* PROVIDED DATA *
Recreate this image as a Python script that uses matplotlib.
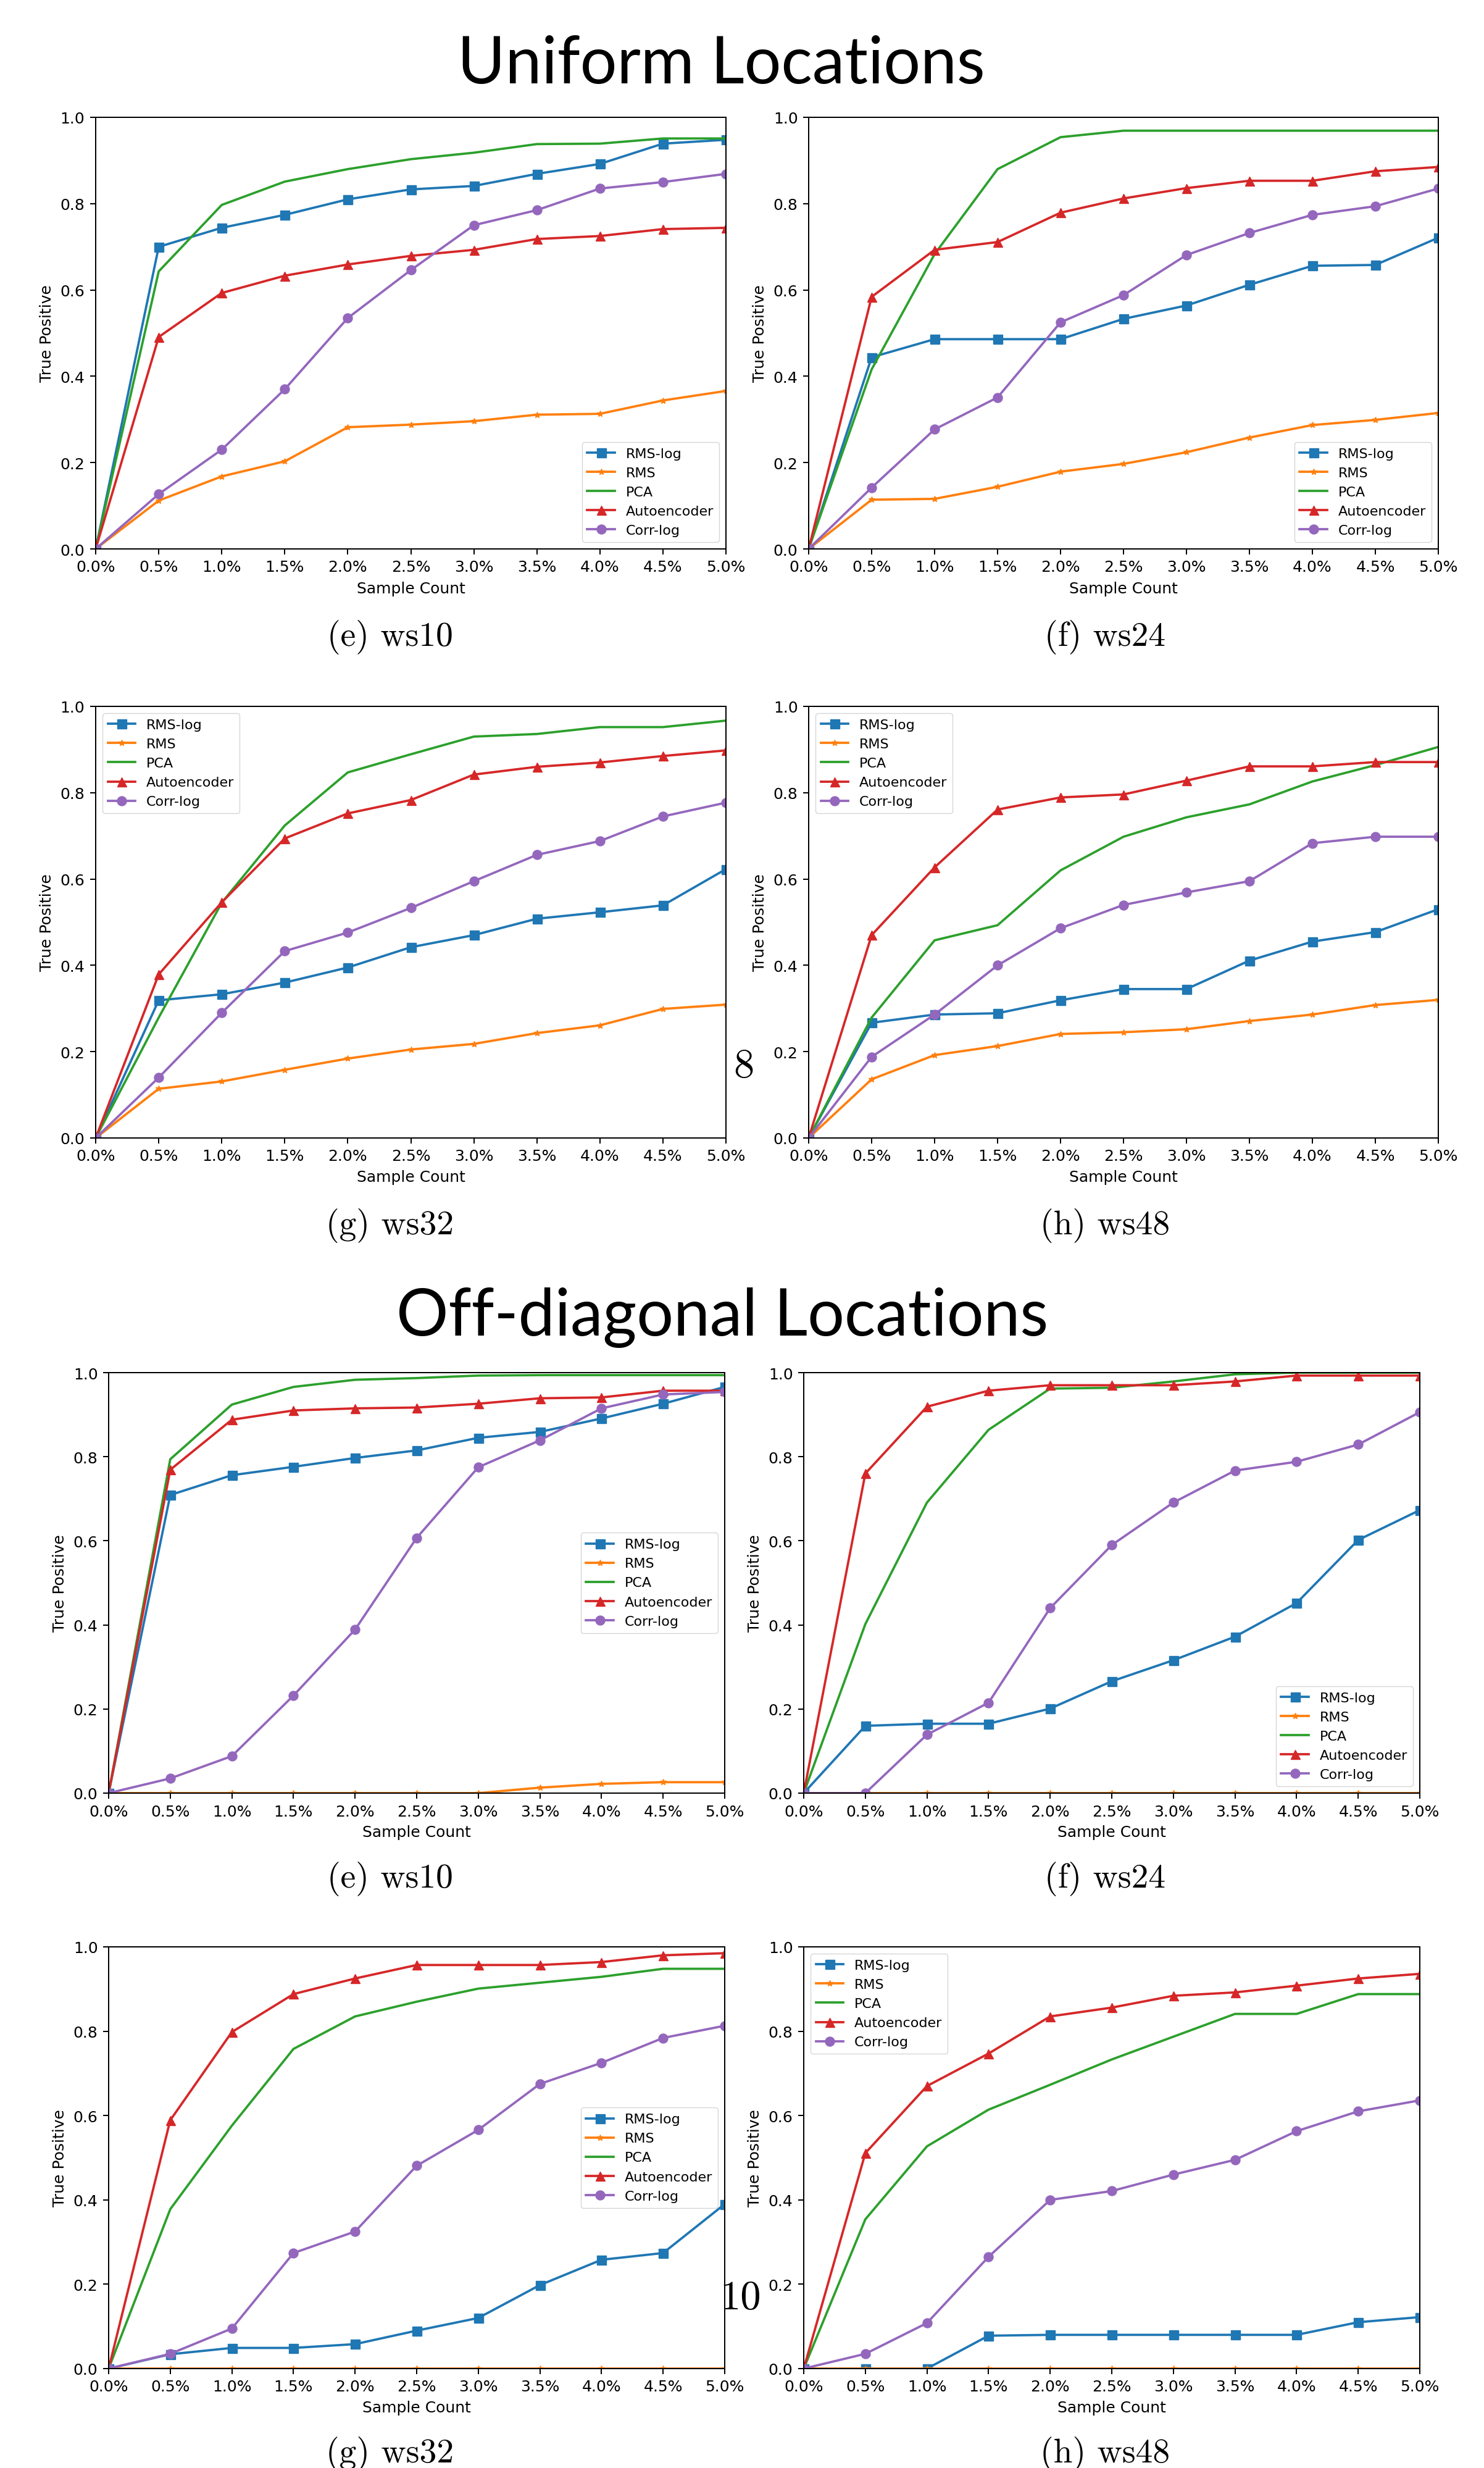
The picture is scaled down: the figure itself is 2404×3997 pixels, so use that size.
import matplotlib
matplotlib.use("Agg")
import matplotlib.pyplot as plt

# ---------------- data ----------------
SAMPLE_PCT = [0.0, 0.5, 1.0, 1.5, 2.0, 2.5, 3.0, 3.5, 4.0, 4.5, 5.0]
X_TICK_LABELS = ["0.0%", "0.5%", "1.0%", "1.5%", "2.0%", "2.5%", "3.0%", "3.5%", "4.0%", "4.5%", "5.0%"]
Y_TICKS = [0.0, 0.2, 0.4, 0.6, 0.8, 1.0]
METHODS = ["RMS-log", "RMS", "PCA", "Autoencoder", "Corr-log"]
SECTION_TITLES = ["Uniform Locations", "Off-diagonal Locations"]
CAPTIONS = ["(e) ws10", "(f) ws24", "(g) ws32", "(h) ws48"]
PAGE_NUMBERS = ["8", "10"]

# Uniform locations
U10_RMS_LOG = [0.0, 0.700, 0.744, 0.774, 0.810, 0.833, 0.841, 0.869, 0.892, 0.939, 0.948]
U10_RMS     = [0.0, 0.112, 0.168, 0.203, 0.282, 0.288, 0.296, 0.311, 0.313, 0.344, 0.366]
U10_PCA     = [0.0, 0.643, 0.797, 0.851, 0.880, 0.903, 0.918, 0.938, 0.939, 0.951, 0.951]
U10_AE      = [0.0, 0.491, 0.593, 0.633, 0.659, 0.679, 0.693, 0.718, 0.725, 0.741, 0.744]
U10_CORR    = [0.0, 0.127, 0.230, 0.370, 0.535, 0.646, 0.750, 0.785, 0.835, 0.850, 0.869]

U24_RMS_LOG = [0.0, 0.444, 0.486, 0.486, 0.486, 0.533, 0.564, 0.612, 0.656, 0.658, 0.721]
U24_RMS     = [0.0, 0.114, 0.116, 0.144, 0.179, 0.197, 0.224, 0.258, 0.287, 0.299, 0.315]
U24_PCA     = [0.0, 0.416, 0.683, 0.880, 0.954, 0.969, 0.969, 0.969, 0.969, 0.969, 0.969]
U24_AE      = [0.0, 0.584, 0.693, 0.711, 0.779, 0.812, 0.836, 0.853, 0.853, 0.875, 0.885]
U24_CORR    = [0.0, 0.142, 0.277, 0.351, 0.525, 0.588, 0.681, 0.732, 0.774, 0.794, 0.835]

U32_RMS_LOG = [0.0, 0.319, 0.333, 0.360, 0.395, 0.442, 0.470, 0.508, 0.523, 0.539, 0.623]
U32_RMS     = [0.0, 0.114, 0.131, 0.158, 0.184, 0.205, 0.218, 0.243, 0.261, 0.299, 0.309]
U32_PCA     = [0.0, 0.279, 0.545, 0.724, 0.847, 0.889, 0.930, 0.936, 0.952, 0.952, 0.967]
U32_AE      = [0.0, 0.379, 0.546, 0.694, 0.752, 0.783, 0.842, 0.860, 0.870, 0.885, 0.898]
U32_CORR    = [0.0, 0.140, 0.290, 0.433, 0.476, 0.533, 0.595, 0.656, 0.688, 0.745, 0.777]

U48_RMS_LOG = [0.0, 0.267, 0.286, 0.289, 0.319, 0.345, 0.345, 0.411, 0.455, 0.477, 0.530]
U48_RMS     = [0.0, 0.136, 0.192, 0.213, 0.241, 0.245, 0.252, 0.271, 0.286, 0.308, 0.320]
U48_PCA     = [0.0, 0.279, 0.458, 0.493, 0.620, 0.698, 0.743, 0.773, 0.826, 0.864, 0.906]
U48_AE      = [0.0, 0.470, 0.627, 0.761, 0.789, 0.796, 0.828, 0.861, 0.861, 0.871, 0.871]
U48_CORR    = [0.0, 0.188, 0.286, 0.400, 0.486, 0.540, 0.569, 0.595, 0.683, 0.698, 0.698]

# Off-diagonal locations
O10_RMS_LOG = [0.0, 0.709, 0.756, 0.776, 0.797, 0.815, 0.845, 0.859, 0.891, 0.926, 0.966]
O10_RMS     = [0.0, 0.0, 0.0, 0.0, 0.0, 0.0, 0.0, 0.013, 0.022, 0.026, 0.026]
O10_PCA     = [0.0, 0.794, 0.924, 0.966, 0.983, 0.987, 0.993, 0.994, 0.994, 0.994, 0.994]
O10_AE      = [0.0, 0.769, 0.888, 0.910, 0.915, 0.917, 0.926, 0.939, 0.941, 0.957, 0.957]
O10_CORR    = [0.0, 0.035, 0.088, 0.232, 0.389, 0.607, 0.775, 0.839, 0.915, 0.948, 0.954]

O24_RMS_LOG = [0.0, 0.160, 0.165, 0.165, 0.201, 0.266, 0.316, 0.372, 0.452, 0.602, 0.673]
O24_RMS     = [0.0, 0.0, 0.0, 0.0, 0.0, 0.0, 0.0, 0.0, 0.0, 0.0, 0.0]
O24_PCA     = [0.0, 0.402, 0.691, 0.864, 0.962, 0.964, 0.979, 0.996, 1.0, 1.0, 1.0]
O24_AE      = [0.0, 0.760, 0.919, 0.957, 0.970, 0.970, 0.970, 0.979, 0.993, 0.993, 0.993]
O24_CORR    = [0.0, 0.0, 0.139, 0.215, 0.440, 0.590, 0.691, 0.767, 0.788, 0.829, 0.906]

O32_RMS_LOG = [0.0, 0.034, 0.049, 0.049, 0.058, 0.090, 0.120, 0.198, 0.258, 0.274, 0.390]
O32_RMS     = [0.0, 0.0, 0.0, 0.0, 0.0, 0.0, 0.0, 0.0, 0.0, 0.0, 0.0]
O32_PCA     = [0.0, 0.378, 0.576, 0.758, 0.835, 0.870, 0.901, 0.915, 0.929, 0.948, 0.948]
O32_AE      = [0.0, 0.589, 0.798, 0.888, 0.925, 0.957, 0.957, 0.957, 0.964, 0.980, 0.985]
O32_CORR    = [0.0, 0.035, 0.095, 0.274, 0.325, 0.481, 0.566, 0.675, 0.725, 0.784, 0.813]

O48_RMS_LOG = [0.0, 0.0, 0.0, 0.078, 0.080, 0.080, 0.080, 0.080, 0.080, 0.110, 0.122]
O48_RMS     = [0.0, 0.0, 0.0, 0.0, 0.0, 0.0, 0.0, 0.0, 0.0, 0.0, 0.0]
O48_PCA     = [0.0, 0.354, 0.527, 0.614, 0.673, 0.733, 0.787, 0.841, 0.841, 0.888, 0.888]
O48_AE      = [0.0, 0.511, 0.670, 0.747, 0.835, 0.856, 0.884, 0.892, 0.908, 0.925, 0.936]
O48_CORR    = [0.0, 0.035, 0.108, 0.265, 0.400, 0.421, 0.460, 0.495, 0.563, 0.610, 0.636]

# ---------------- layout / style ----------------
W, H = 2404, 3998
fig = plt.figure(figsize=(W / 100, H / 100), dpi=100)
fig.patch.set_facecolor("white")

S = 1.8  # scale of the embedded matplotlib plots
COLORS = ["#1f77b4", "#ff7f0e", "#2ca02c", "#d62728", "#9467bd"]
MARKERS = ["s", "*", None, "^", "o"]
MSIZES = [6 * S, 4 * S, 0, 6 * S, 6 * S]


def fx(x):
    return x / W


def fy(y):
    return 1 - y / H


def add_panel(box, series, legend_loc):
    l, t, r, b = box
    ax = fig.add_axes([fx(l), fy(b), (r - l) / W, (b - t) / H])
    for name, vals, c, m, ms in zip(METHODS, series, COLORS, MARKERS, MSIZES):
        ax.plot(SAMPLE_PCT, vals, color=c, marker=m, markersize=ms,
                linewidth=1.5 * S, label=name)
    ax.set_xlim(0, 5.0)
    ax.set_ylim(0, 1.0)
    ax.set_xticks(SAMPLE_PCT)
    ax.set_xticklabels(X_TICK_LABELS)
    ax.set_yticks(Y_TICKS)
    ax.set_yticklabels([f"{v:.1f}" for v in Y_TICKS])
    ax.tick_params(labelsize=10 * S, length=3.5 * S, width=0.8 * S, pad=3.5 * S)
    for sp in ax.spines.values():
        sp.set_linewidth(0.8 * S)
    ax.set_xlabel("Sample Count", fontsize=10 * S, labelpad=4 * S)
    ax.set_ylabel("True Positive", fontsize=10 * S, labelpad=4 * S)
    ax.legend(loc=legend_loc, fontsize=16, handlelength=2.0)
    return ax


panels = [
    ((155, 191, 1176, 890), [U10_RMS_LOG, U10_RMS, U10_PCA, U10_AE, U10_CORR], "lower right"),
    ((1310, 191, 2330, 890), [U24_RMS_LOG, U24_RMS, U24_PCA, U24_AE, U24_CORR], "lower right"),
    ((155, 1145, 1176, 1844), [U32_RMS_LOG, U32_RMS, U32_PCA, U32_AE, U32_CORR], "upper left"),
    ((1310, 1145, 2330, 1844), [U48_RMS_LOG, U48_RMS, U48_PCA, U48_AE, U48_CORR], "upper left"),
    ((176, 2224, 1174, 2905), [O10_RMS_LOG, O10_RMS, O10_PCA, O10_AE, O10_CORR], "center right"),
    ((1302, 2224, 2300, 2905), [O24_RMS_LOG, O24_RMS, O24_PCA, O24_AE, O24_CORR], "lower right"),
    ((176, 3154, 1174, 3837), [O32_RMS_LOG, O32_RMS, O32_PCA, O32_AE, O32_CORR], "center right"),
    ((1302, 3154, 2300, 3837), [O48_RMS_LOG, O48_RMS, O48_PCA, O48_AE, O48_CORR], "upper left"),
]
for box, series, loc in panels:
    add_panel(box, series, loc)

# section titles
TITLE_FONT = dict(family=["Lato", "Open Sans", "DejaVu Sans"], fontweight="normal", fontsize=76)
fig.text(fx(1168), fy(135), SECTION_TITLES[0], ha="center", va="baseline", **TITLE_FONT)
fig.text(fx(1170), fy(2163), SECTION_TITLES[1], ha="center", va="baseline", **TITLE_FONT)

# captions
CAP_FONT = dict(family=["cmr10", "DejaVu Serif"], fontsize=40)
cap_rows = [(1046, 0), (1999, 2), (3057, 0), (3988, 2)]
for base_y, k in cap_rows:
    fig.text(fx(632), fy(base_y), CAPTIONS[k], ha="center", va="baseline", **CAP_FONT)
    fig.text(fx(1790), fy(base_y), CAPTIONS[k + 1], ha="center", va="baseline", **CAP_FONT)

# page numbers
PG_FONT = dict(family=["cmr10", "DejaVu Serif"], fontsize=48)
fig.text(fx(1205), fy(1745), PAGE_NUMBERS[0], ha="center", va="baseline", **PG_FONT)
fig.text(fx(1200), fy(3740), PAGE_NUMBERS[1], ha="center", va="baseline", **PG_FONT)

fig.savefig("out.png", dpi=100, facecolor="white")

* JOB *
Filter the listing for the word "matplotlib" and copy every line that holds it.

* ANSWER TO THE EXERCISE *
Recreate this image as a Python script that uses matplotlib.
import matplotlib
matplotlib.use("Agg")
import matplotlib.pyplot as plt
S = 1.8  # scale of the embedded matplotlib plots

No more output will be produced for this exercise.